Arts and Entertainment
Thursday September 4, 2008
Festival honors the American frontier

THORNTON, W.Va. -- In a Taylor County hollow, a real cowboy pays tribute to the American frontier and the people who drove the nation's westward expansion.

Activities will include cowboy shootouts, ranch roping and horseshoeing.
Terry Austin and his wife, Michelle, along with lots of help from friends and volunteers will host Frontier Fest Friday through Sunday at the Circle A Ranch in Thornton, near Grafton.

"Everything is geared to the late 1800s in the Northwest," Terry said.

Exhibits, demonstrations and entertainment include movie actor and comic Russ McCubbin of Charleston, Joe "Hopalong Cassidy" Sullivan, cowboy shootouts and mounted shooting plus shooting contests, ranch roping, memorabilia such as a stagecoach used in western films, saddlemaking and harness repair, horseshoeing by George Cummins, blacksmithing by Gene King, a buffalo named Bentley and Native American storytelling and flute music by Larry "Two Rivers" Brown. There are two chuckwagons, and the cooks will serve stew, biscuits, cowboy coffee and more.

A trail ride takes place on Saturday, where participants should bring their own horse (fees and restrictions apply; preregistration required). Sunday church services at 11 a.m. will be followed by a covered-dish potluck meal. Schoolchildren are bused to Frontier Fest on Friday, but it is open to the general public as well.

The setting for the event is a clutch of frontier town structures, including a saloon, freight station, smithing shop and corral Terry has built on his family's 900-acre farm. He has pledged to keep things as historically accurate as possible. He adds a new building when he can manage it. The wood is milled from trees on the property with a portable sawmill also on the grounds. There are no Hollywood false fronts.

"They wouldn't have done that back then. It would've been a waste of wood," Terry explained.

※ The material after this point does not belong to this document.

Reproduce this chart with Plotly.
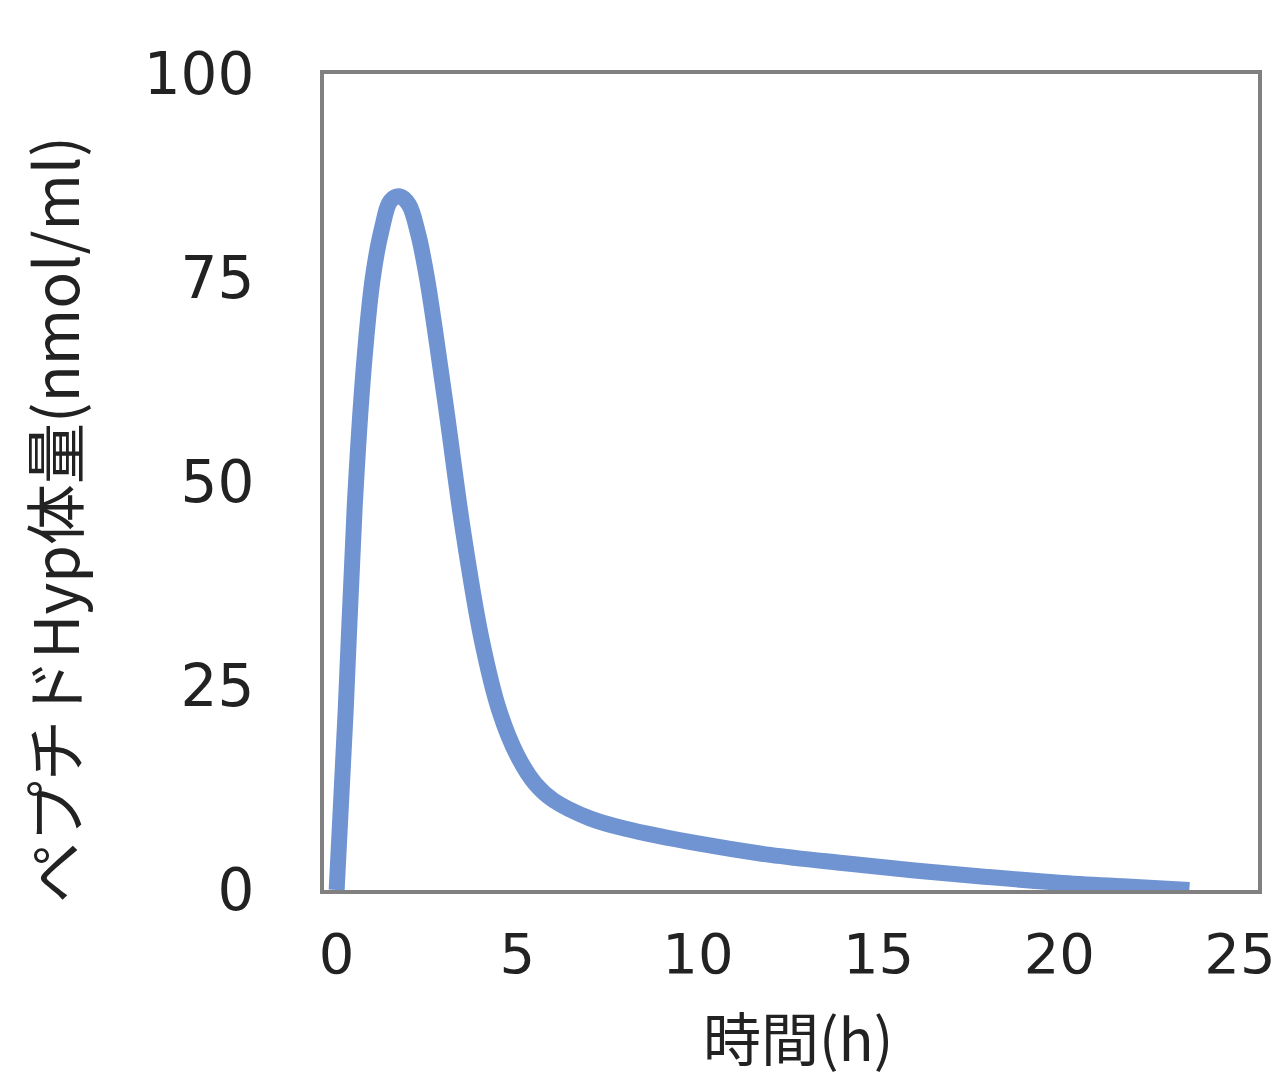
import plotly.graph_objects as go

time_h = [0, 0.25, 0.5, 0.75, 1.0, 1.25, 1.5, 1.75, 2.0, 2.25, 2.5, 3.0, 3.5, 4.0, 4.5, 5.0, 5.5, 6.0, 7.0, 8.0, 10.0, 12.0, 14.0, 16.0, 18.0, 20.0, 22.0, 23.6]
hyp_nmol_ml = [0, 22, 47, 64, 75, 81, 84.5, 85, 84, 80.5, 75, 60, 44, 31, 22, 16.5, 13, 11, 8.8, 7.5, 5.7, 4.3, 3.3, 2.4, 1.6, 0.9, 0.4, 0]

x_ticks = [0, 5, 10, 15, 20, 25]
y_ticks = [0, 25, 50, 75, 100]

L, R, T, B = 316, 29, 66, 200
W = 1279 - L - R
H = 1082 - T - B

fig = go.Figure()
fig.add_trace(go.Scatter(
    x=time_h, y=hyp_nmol_ml, mode="lines",
    line=dict(color="#7094d2", width=16, shape="spline", smoothing=1.0),
    showlegend=False, hoverinfo="skip",
))

num_font = "DejaVu Sans, sans-serif"
jp_font = "Noto Sans CJK JP, sans-serif"
fig.update_layout(
    width=1279, height=1082,
    margin=dict(l=L, r=R, t=T, b=B),
    paper_bgcolor="white", plot_bgcolor="white",
    font=dict(family=num_font, color="#222222", size=58),
    xaxis=dict(
        range=[-0.35, 25.5], tickvals=x_ticks, showgrid=False, zeroline=False,
        showline=True, linecolor="#808080", linewidth=4, mirror=True,
        ticks="", tickfont=dict(family=num_font, size=56, color="#222222"),
        ticklabelstandoff=12,
    ),
    yaxis=dict(
        range=[0, 100], tickvals=y_ticks, showgrid=False, zeroline=False,
        showline=True, linecolor="#808080", linewidth=4, mirror=True,
        ticks="", tickfont=dict(family=num_font, size=58, color="#222222"),
        ticklabelstandoff=54,
    ),
    annotations=[
        dict(
            text="ペプチドHyp体量(nmol/ml)", textangle=-90, showarrow=False,
            xref="paper", yref="paper",
            x=(44 - L) / W, y=(1082 - B - 512) / H,
            xanchor="center", yanchor="middle",
            font=dict(family=jp_font, size=61, color="#222222"),
        ),
        dict(
            text="時間(h)", showarrow=False,
            xref="paper", yref="paper",
            x=(790 - L) / W, y=(1082 - B - 1028) / H,
            xanchor="center", yanchor="middle",
            font=dict(family=jp_font, size=58, color="#222222"),
        ),
    ],
)

fig.write_html("out.html")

"Movies have brought the myth of the cowboy bigger than life," he added. "The movie cowboy and the real cowboy are two different things. The cowboy life I've been lucky to lead."

Terry graduated from Grafton High School and moved to Colorado where he found work as a packer, guide and wrangler.

These days, he drives schoolchildren instead of cattle, instantly recognizable in his boots, woolen vest, neckerchief, silver belt buckle and Resistol hat.